◆ **What to work on**: Repeat, exactly and only, the lines from the beginning of the data through the line with "const flowManual = [1.659, 1.469, 1.385];". Pictures are left out.

◆ **Material provided**:
+===+

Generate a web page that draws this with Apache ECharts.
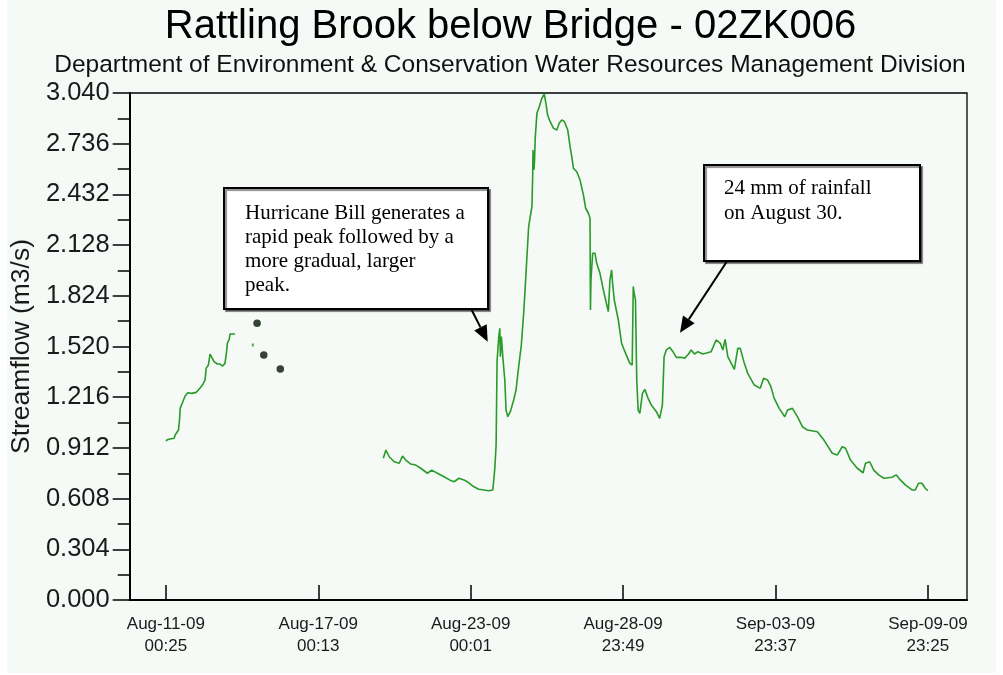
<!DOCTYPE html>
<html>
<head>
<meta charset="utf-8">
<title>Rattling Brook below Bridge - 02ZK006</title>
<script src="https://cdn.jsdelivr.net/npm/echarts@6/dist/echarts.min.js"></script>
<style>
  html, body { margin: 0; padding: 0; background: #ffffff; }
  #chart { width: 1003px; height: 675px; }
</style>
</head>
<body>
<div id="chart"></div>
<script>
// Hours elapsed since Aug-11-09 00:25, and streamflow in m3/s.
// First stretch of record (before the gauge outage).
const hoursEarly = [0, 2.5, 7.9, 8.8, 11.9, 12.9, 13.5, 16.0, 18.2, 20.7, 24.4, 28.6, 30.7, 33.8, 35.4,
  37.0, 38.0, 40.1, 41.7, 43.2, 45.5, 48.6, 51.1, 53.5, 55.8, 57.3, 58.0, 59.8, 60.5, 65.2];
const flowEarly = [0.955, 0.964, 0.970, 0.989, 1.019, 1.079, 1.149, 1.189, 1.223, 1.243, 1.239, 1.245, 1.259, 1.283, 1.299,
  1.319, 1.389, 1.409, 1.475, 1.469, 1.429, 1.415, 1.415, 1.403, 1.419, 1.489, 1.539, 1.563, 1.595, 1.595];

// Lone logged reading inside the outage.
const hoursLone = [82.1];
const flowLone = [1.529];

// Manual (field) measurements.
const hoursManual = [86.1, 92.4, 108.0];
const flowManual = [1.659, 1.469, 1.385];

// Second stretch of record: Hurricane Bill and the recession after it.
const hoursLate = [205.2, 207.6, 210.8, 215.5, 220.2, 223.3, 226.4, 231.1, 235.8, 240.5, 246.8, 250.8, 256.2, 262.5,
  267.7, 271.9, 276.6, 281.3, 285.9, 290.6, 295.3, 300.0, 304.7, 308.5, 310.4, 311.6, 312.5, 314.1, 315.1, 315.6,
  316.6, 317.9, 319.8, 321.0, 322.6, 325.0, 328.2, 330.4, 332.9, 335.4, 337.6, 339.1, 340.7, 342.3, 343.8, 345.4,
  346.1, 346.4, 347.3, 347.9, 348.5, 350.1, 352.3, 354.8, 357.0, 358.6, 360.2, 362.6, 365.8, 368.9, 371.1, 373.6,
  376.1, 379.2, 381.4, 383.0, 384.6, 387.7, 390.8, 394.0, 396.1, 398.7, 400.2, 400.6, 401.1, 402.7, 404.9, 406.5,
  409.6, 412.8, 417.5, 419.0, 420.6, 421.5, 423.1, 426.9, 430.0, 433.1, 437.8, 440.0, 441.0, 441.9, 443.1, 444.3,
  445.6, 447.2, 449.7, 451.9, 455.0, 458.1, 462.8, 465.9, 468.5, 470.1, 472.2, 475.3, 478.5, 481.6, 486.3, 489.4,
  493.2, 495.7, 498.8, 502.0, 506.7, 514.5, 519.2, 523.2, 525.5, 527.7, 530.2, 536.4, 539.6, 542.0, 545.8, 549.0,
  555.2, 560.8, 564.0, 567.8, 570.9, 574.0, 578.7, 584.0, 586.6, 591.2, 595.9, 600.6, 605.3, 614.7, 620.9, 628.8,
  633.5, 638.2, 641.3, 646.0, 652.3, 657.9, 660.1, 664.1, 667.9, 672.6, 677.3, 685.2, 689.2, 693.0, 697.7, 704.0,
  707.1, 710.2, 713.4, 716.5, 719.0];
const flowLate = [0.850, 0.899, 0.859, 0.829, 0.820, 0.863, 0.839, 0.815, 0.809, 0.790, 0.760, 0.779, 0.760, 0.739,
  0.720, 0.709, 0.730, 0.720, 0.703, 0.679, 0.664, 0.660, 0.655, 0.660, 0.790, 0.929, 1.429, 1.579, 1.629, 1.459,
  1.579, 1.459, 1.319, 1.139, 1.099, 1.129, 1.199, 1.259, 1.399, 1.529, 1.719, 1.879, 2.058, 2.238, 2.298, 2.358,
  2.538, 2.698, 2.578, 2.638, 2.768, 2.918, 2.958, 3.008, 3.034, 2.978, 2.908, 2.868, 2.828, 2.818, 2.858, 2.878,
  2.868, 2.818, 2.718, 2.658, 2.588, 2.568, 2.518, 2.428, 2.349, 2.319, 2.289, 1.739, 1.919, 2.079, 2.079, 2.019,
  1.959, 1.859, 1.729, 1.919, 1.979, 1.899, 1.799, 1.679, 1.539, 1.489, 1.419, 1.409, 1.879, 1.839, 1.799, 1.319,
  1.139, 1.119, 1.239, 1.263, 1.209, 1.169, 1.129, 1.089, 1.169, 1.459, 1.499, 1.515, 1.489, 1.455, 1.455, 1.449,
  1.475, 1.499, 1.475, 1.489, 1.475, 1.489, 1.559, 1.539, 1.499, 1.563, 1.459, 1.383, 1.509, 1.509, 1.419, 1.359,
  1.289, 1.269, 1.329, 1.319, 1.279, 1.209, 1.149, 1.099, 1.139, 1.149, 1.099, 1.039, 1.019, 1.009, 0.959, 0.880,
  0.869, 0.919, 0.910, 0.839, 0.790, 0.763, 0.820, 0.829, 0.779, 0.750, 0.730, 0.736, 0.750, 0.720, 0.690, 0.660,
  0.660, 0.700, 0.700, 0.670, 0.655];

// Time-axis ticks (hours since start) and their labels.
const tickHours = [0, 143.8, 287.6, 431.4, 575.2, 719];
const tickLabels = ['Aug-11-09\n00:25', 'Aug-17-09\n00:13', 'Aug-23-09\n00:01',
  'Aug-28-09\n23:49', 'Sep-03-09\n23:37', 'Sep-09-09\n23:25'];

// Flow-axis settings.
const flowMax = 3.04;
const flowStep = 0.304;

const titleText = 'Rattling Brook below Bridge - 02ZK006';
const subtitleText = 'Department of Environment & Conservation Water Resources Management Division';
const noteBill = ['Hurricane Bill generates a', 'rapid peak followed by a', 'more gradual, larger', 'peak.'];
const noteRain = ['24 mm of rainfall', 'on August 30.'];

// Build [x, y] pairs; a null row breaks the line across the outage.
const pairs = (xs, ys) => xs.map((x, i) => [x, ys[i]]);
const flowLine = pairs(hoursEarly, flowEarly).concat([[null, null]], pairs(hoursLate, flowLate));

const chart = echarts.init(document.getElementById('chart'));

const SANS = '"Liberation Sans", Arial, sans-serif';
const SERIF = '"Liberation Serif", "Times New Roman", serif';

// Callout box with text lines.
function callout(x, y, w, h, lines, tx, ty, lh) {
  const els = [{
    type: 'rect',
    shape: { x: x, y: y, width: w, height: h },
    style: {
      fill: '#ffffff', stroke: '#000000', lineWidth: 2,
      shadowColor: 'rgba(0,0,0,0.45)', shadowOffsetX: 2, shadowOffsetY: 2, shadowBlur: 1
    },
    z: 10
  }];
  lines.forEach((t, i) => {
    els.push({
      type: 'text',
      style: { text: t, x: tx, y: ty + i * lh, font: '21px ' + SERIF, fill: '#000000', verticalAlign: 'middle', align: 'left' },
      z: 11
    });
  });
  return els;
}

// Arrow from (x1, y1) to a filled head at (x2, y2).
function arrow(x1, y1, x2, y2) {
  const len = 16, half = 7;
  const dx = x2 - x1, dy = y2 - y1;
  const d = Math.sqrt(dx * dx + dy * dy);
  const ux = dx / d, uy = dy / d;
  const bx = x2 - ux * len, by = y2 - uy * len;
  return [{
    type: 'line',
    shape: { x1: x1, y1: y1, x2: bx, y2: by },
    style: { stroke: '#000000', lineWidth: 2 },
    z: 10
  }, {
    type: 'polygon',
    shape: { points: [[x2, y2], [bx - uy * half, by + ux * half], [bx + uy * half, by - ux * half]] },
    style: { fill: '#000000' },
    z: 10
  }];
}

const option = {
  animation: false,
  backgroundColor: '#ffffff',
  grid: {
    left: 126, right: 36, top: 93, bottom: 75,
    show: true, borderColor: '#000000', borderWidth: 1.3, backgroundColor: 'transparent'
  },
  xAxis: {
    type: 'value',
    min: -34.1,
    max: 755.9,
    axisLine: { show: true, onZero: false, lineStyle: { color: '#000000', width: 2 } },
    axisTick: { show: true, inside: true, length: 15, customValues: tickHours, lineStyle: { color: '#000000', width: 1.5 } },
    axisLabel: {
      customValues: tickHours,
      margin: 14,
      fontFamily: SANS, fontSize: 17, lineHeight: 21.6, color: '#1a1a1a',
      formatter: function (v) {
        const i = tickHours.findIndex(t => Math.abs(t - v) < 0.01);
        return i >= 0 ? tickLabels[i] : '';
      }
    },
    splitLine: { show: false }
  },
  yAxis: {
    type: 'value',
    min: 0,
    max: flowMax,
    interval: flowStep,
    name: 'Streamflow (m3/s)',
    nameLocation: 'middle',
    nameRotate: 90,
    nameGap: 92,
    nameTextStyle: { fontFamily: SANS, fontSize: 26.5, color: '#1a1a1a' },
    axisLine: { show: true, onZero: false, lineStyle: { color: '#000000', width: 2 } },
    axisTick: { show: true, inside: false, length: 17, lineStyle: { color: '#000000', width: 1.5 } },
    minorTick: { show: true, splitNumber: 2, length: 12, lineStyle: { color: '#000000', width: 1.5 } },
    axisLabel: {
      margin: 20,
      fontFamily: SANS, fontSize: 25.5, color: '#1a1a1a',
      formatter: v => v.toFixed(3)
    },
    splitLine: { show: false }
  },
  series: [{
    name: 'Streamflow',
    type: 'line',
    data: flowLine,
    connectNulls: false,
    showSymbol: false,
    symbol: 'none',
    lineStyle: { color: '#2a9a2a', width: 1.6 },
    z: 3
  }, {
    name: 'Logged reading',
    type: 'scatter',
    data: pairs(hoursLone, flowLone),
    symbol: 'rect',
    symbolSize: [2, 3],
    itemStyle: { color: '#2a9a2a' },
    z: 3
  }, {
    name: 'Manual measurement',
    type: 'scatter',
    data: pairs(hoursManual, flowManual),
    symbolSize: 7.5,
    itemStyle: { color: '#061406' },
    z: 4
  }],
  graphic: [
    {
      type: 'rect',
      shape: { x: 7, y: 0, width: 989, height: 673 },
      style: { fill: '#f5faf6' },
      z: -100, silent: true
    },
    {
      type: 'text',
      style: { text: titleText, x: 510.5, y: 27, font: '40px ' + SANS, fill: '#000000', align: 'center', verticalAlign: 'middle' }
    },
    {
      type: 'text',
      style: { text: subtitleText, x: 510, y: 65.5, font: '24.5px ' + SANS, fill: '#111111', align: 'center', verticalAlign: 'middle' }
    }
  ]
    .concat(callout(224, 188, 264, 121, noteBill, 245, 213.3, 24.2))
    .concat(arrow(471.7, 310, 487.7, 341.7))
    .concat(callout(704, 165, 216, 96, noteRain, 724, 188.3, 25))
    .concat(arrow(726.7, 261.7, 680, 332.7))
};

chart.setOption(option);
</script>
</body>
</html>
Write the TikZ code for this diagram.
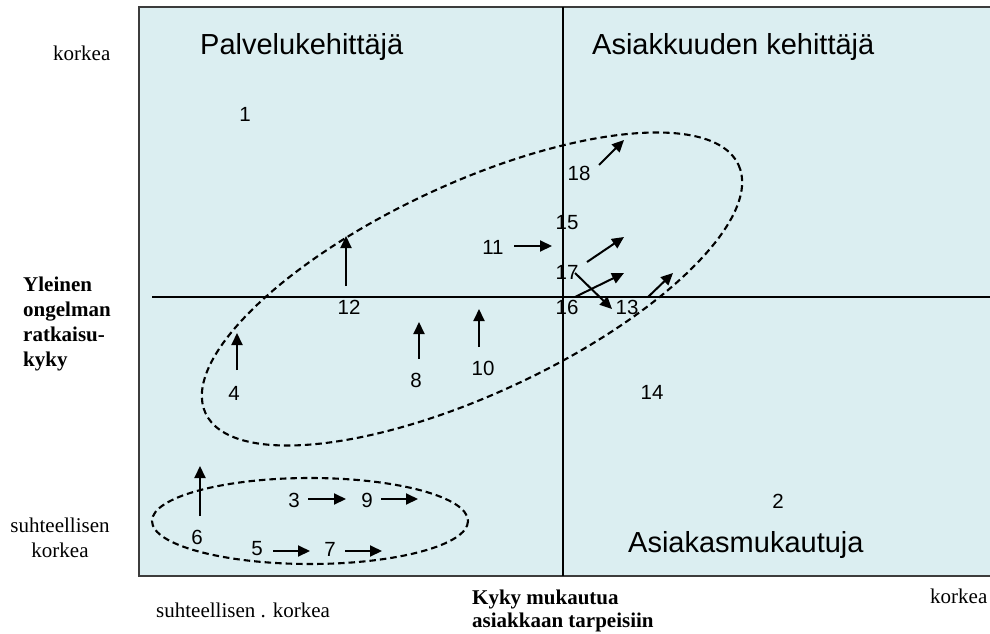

+===+

◆ **Exercise result**:
Generate a web page that draws this with Apache ECharts.
<!DOCTYPE html>
<html>
<head>
<meta charset="utf-8">
<title>Rattling Brook below Bridge - 02ZK006</title>
<script src="https://cdn.jsdelivr.net/npm/echarts@6/dist/echarts.min.js"></script>
<style>
  html, body { margin: 0; padding: 0; background: #ffffff; }
  #chart { width: 1003px; height: 675px; }
</style>
</head>
<body>
<div id="chart"></div>
<script>
// Hours elapsed since Aug-11-09 00:25, and streamflow in m3/s.
// First stretch of record (before the gauge outage).
const hoursEarly = [0, 2.5, 7.9, 8.8, 11.9, 12.9, 13.5, 16.0, 18.2, 20.7, 24.4, 28.6, 30.7, 33.8, 35.4,
  37.0, 38.0, 40.1, 41.7, 43.2, 45.5, 48.6, 51.1, 53.5, 55.8, 57.3, 58.0, 59.8, 60.5, 65.2];
const flowEarly = [0.955, 0.964, 0.970, 0.989, 1.019, 1.079, 1.149, 1.189, 1.223, 1.243, 1.239, 1.245, 1.259, 1.283, 1.299,
  1.319, 1.389, 1.409, 1.475, 1.469, 1.429, 1.415, 1.415, 1.403, 1.419, 1.489, 1.539, 1.563, 1.595, 1.595];

// Lone logged reading inside the outage.
const hoursLone = [82.1];
const flowLone = [1.529];

// Manual (field) measurements.
const hoursManual = [86.1, 92.4, 108.0];
const flowManual = [1.659, 1.469, 1.385];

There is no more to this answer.